I’ve a function f() that has some named parameters. It calls a function g() and I want to pass all f’s parameters to it. Is this possible?
Using … just covers the extra arguments:
f=function(a,callback,b,c,d,...){
z=a-b
callback(z,...)
}
g=function(z,...){
print(list(...)) #Only shows $e
print(z) #-1
print(a,b,c,d) #'a' not found
}
f(1,g,2,3,d=4,e=5);
I thought formals() was the answer, but it just seems to be argument names, not their values!
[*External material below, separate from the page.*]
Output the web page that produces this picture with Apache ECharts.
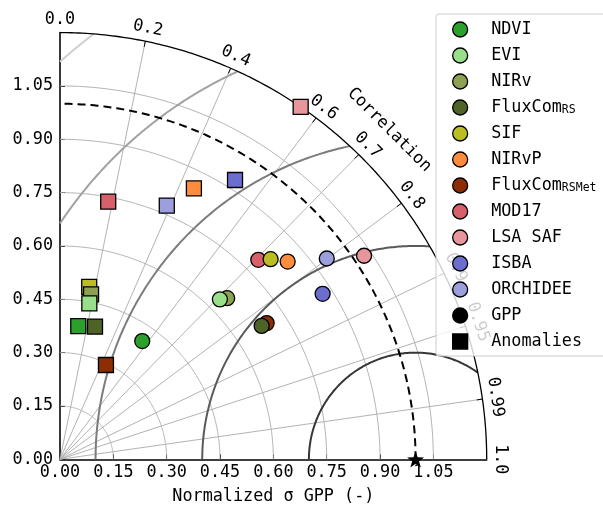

f=function(a,callback,b,c,d,...){
z=a-b
callback(z,formals())
}
g=function(z,...){
args=list(...)[[1]]
print(args$a) #(no output)
print(class(args$a)) #"name"
}
f(1,g,2,3,d=4,e=5);
Is it possible? Thanks.
Well, something like this is certainly possible. You should just figure our for yourself in which frame / point you’d like to evaluate the arguments of f which are then forwarded to g.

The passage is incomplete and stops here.